Maybe you're right, Spencer. Maybe "Felina" is supposed to make us feel uncomfortable about the way it all ends. After all, Jesse escaped, but he will never be saved.
Walt was an irredeemably terrible person, and no matter what he accomplished, the world will remember him as a drug kingpin who died in a shootout. I want to believe he knew that with his dying breath. I want to believe that as he stared at his reflection, he understood that his sins would not be cleansed. That he could never undo the damage he caused. That he did not control his legacy. I want to believe, but I just don't know. All we know is what he did.
No, this wasn't a happy ending. It was a difficult one.

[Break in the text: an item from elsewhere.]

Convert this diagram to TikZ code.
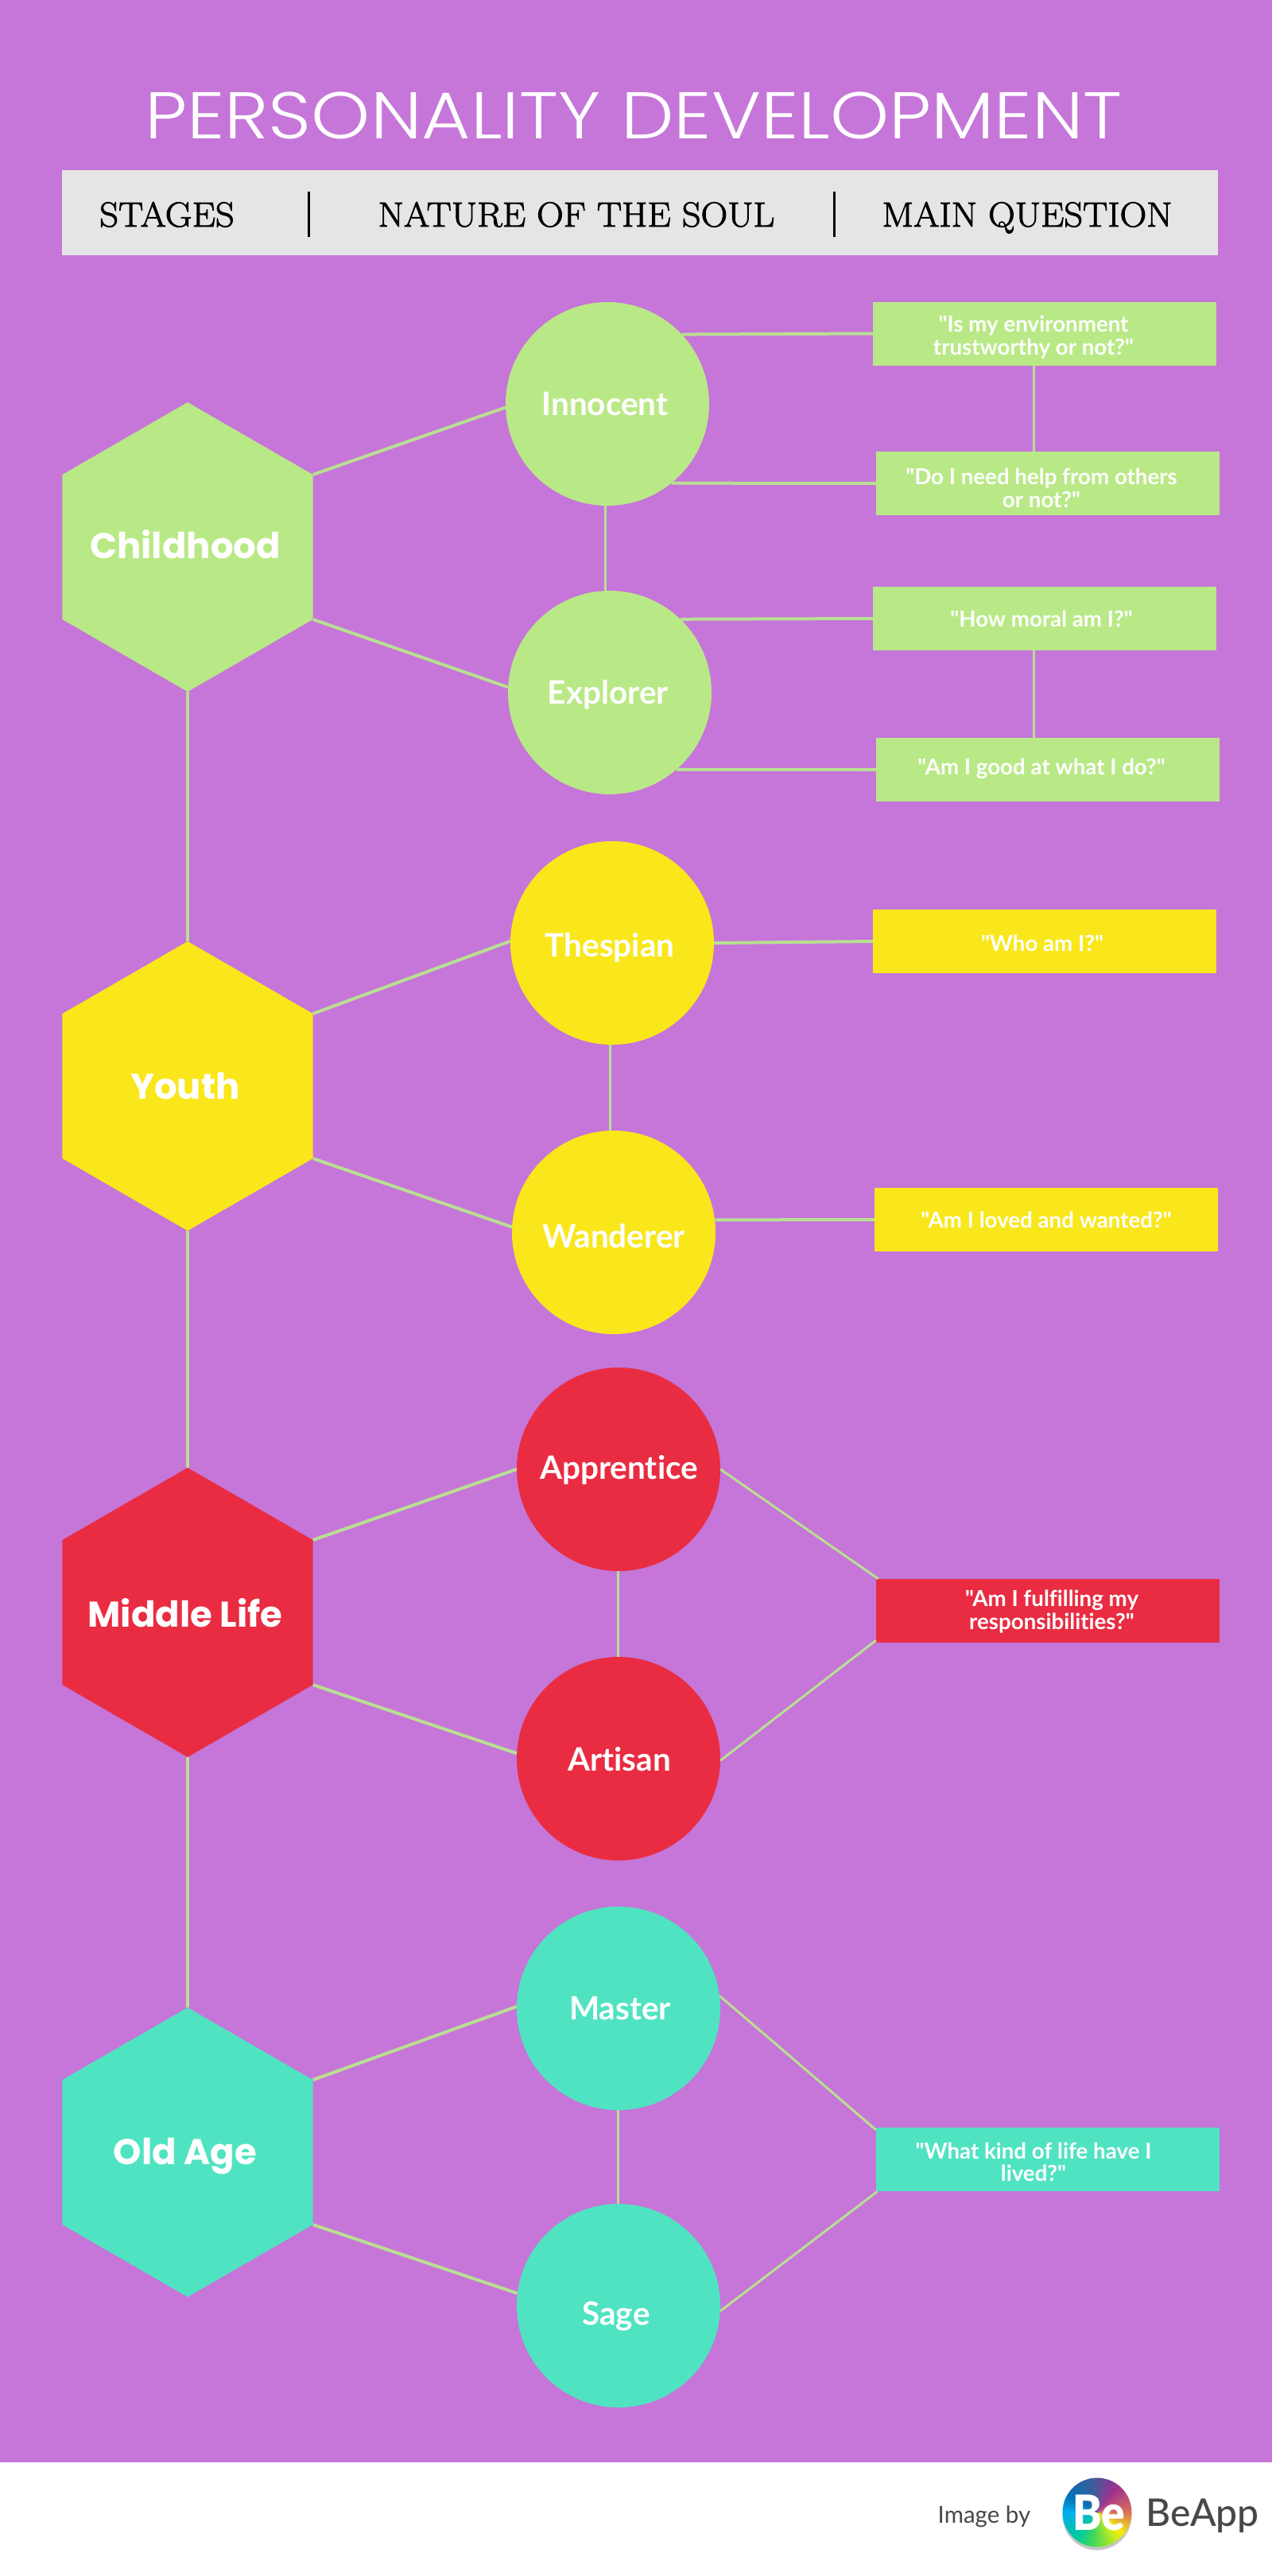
\documentclass[tikz,border=0pt]{standalone}
\usepackage{fontspec}
\usetikzlibrary{shapes.geometric}
\setmainfont{Lato}
\newfontfamily\latof[Ligatures=CommonOff]{Lato}
\newfontfamily\medf{Lato Medium}
\newfontfamily\blkf[FakeStretch=0.9]{Lato Black}
\newfontfamily\titlefont[FakeStretch=1.135]{Poppins Light}
\newfontfamily\hexfont{Poppins Bold}
\newfontfamily\headfont[FakeBold=2,FakeStretch=1.06]{Latin Modern Roman}
\definecolor{bgc}{HTML}{C576D8}
\definecolor{gc}{HTML}{B9E986}
\definecolor{yc}{HTML}{F9E71C}
\definecolor{rc}{HTML}{E92C42}
\definecolor{tc}{HTML}{50E3C2}
\definecolor{lc}{HTML}{B9DF92}
\definecolor{hc}{HTML}{E5E5E5}
\definecolor{dk}{HTML}{484848}
\tikzset{
 x=1pt,y=-1pt,
 hexa/.style={regular polygon,regular polygon sides=6,shape border rotate=30,minimum size=364pt,inner sep=0pt,fill=#1},
 hexlabel/.style={inner sep=0pt,anchor=base,text=white,font=\hexfont\fontsize{45}{50}\selectfont},
 circ/.style={circle,minimum size=256pt,inner sep=0pt,fill=#1},
 clabel/.style={inner sep=0pt,anchor=base,text=white,font=\latof\fontsize{40.5}{44}\selectfont\bfseries},
 qbox/.style={rectangle,minimum width=432pt,minimum height=80pt,inner sep=0pt,fill=#1},
 qlabel/.style={inner sep=0pt,anchor=base,text=white,align=center,font=\latof\fontsize{27.7}{28.3}\selectfont\bfseries},
 conn/.style={draw=lc,line width=4pt},
 thin conn/.style={draw=lc,line width=3pt},
 headtxt/.style={inner sep=0pt,anchor=base,font=\headfont\fontsize{44}{48}\selectfont},
}
\begin{document}
\begin{tikzpicture}
\useasboundingbox (0,0) rectangle (1600,3240);
\fill[bgc] (0,0) rectangle (1600,3097);
\fill[white] (0,3097) rectangle (1600,3240);
\node[inner sep=0pt,anchor=base,text=white,font=\titlefont\fontsize{83}{90}\selectfont] (title) at (797,174) {PERSONALITY DEVELOPMENT};
\node[fill=hc,minimum width=1454pt,minimum height=107pt,inner sep=0pt] (head) at (805,267.5) {};
\node[headtxt] (h1) at (210,285) {STAGES};
\node[headtxt] (h2) at (725,285) {NATURE OF THE SOUL};
\node[headtxt] (h3) at (1292,285) {MAIN QUESTION};
\coordinate (d1a) at (388,241); \coordinate (d1b) at (388,298);
\coordinate (d2a) at (1049,241); \coordinate (d2b) at (1049,298);
\draw[line width=3pt,black] (d1a) -- (d1b);
\draw[line width=3pt,black] (d2a) -- (d2b);
% hexagons
\node[hexa=gc] (hA) at (236,688) {};
\node[hexa=yc] (hB) at (236,1366) {};
\node[hexa=rc] (hC) at (236,2028) {};
\node[hexa=tc] (hD) at (236,2707) {};
\node[hexlabel] (lA) at (233,702) {Childhood};
\node[hexlabel] (lB) at (233,1382) {Youth};
\node[hexlabel] (lC) at (233,2046) {Middle Life};
\node[hexlabel] (lD) at (233,2722) {Old Age};
% circles
\node[circ=gc] (c1) at (764,508) {};
\node[circ=gc] (c2) at (767,871) {};
\node[circ=yc] (c3) at (770,1186) {};
\node[circ=yc] (c4) at (772,1550) {};
\node[circ=rc] (c5) at (778,1848) {};
\node[circ=rc] (c6) at (778,2212) {};
\node[circ=tc] (c7) at (778,2526) {};
\node[circ=tc] (c8) at (778,2900) {};
\node[clabel] (t1) at (761,522) {Innocent};
\node[clabel] (t2) at (765,885) {Explorer};
\node[clabel] (t3) at (767,1203.6) {Thespian};
\node[clabel] (t4) at (772,1569.6) {Wanderer};
\node[clabel] (t5) at (778.6,1860.6) {Apprentice};
\node[clabel] (t6) at (779,2227) {Artisan};
\node[clabel] (t7) at (780,2540) {Master};
\node[clabel] (t8) at (775,2924) {Sage};
% question boxes
\node[qbox=gc] (q1) at (1314,419.5) {};
\node[qbox=gc] (q2) at (1318,608) {};
\node[qbox=gc] (q3) at (1314,778) {};
\node[qbox=gc] (q4) at (1318,968) {};
\node[qbox=yc] (q5) at (1314,1184) {};
\node[qbox=yc] (q6) at (1316,1534) {};
\node[qbox=rc] (q7) at (1318,2026) {};
\node[qbox=tc] (q8) at (1318,2716) {};
\node[qlabel] (a1) at (1300,446) {"Is my environment\\trustworthy or not?"};
\node[qlabel] (a2) at (1310,638) {"Do I need help from others\\or not?"};
\node[qlabel] (a3) at (1310,788) {"How moral am I?"};
\node[qlabel] (a4) at (1310,974) {"Am I good at what I do?"};
\node[qlabel] (a5) at (1311,1196) {"Who am I?"};
\node[qlabel] (a6) at (1316,1544) {"Am I loved and wanted?"};
\node[qlabel] (a7) at (1323,2049) {"Am I fulfilling my\\responsibilities?"};
\node[qlabel] (a8) at (1300,2743.6) {"What kind of life have I\\lived?"};
% connectors
\draw[conn] (hA.30) -- (c1.182);
\draw[conn] (hA.-30) -- (c2.177);
\draw[conn] (hB.30) -- (c3.179);
\draw[conn] (hB.-30) -- (c4.177.6);
\draw[conn] (hC.30) -- (c5.180);
\draw[conn] (hC.-30) -- (c6.177.8);
\draw[conn] (hD.30) -- (c7.179);
\draw[conn] (hD.-30) -- (c8.173.7);
\draw[conn] (hA.-90) -- (hB.90);
\draw[conn] (hB.-90) -- (hC.90);
\draw[conn] (hC.-90) -- (hD.90);
\draw[thin conn] ([xshift=-3pt]c1.south) -- ([xshift=-6pt]c2.north);
\draw[thin conn] ([xshift=-3pt]c3.south) -- ([xshift=-5pt]c4.north);
\draw[thin conn] ([xshift=-1pt]c5.south) -- ([xshift=-1pt]c6.north);
\draw[thin conn] ([xshift=-1pt]c7.south) -- ([xshift=-1pt]c8.north);
\draw[conn] (c1.43) -- (q1.west);
\draw[conn] (c1.-51) -- (q2.west);
\draw[conn] (c2.46) -- (q3.west);
\draw[conn] (c2.-49) -- (q4.west);
\draw[conn] (c3.0.6) -- (q5.west);
\draw[conn] (c4.7) -- (q6.west);
\draw[thin conn] (c5.0) -- ([xshift=3pt]q7.north west);
\draw[thin conn] (c6.-1) -- ([yshift=3pt]q7.south west);
\draw[thin conn] (c7.7) -- ([yshift=-3pt]q8.north west);
\draw[thin conn] (c8.-3) -- ([xshift=2pt]q8.south west);
\draw[thin conn] ([xshift=-14pt]q1.south) -- ([xshift=-18pt]q2.north);
\draw[thin conn] ([xshift=-14pt]q3.south) -- ([xshift=-18pt]q4.north);
% footer
\node[inner sep=0pt,anchor=base,text=dk,font=\latof\fontsize{29.5}{33}\selectfont] (img) at (1238,3173) {Image by};
\node[inner sep=0pt,anchor=base,text=dk,font=\medf\fontsize{48}{52}\selectfont] (ba) at (1512.5,3177) {BeApp};
\fill[black!45,opacity=.5] (1380,3164) circle (43.5pt);
\foreach \a/\b/\ca/\cb in {-180/-150/00AEEF/0072B5,-150/-100/0072B5/3A5C9C,-100/-50/3A5C9C/A0308F,-50/0/A0308F/D9705A,0/40/D9705A/F5F00A,40/100/F5F00A/3BD85A,100/130/3BD85A/00C8A0,130/180/00C8A0/00AEEF}{
 \definecolor{ca}{HTML}{\ca}\definecolor{cb}{HTML}{\cb}
 \pgfmathsetmacro{\stp}{(\b-\a)/10}
 \foreach \i in {0,...,9}{
  \pgfmathsetmacro{\st}{\a+\i*\stp}
  \pgfmathsetmacro{\en}{\st+\stp+.5}
  \pgfmathtruncatemacro{\pc}{100-\i*10-5}
  \fill[ca!\pc!cb] (1380,3160) -- ++(\st:43.5pt and -43.5pt) arc[start angle=\st,end angle=\en,x radius=43.5pt,y radius=-43.5pt] -- cycle;
 }
}
\node[inner sep=0pt,anchor=base,text=white,font=\blkf\fontsize{61}{66}\selectfont] (be) at (1382,3182) {Be};
\end{tikzpicture}
\end{document}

Gould: Happy. I'm inclined to agree with Spencer—albeit assuming something other than the usual sense of the word. Chris, you want to believe Walt died reflecting clearly on the magnitude of his failure as a human being and the death and destruction this failure has brought to so many lives. ("I Want to Believe": It's a good motto for affirming a series created by a former writer and producer for The X-Files.) But I saw none of that.
Walt did confess his selfishness to Skyler: Despite being able to leave millions to his family, he knows he built the Heisenberg empire for himself: "I liked it." I don't know if it's clear to me that this confession is the full recognition of his own evil you interpret it as, Chris, though you may be right. It's certainly not clear to me that Walt regrets anything he's done. He's provided for his family, which, in his pride, he seems to care more about than he cares about what he's done to them along the way. He's humiliated Gretchen and Elliott, who are together a major, if not the main, focus of his anger and resentment. And he's destroyed his enemies—and along with them the capability for anyone to "steal" his work ever again.